It's been a long six-month wait, but she's finally arrived. Ubuntu 7.04 was released today, and brings a slew of improvements to the popular desktop Linux distribution. Even Michael Dell's in on the buzz this time.*
Among the features that the Ubuntu team has been hard at work on are:
- Restricted Driver Manager - Allows you to easily install proprietary drivers for your hardware (like NVidia and some wifi drivers)
- Desktop-Effects - Ubuntu now has a single-click way of enabling wobbly windows!
- Easier codec installation - Suggests which package(s) you need to install in order to playback movies/audio when you don't have the right codec installed. (Hmmm, reminds me of something...)
I've been using Ubuntu 7.04 for a few weeks now, and I've found that it's much more polished than Edgy was (in terms of application stability and nice little touches). If you're going to dist-upgrade to 7.04, you probably won't notice very much difference besides the new artwork and the features I listed above. In fact, if you've already got all the right codecs installed, you'll probably never even see the easy codec installation thing (I haven't). That being said, these are still useful features because they save new users a good chunk of customization time.
Anyways, long story short: 7.04 is the best Ubuntu release since Dapper (6.06), and I think it might be finally worth giving a copy of it to your non-Linux user friends, without fear of total reject. Features like the restricted driver manager, migration assistant, and easy codec installation make Ubuntu an ever more user-friendly OS, and I think it's going to continue to impress people and make waves over the next few years.

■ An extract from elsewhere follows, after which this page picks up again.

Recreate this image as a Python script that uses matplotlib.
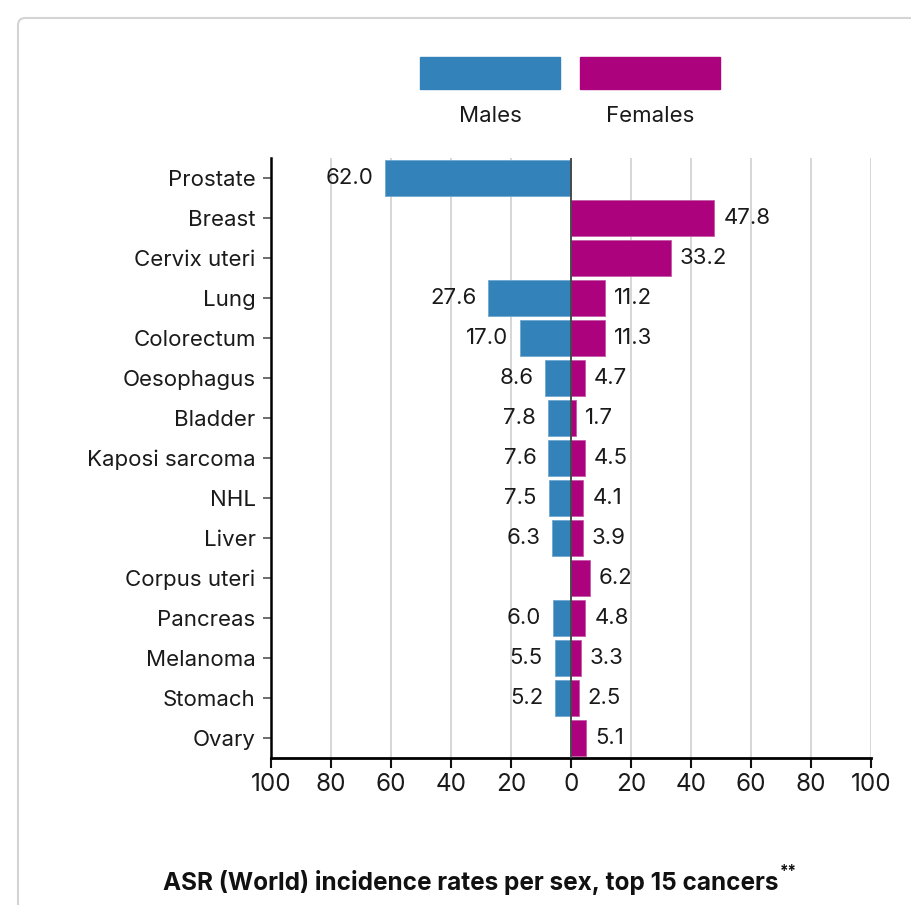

* If you haven't been following the whole Dell/Linux thing, Dell launched this IdeaStorm site a while back to help get ideas from their users. They were totally swamped with requests for Linux and now they're trying to figure out which distro people want. Educated speculation: I'm expecting a big announcement sometime in the next few months about Dell offering Ubuntu on their laptops (which is a huge win for both Canonical and Ubuntu users, because it means we'll probably be getting better hardware support for those laptops.) Why? I just don't see them advertising that Michael Dell uses Ubuntu and then turning around and offering SUSE on their laptops.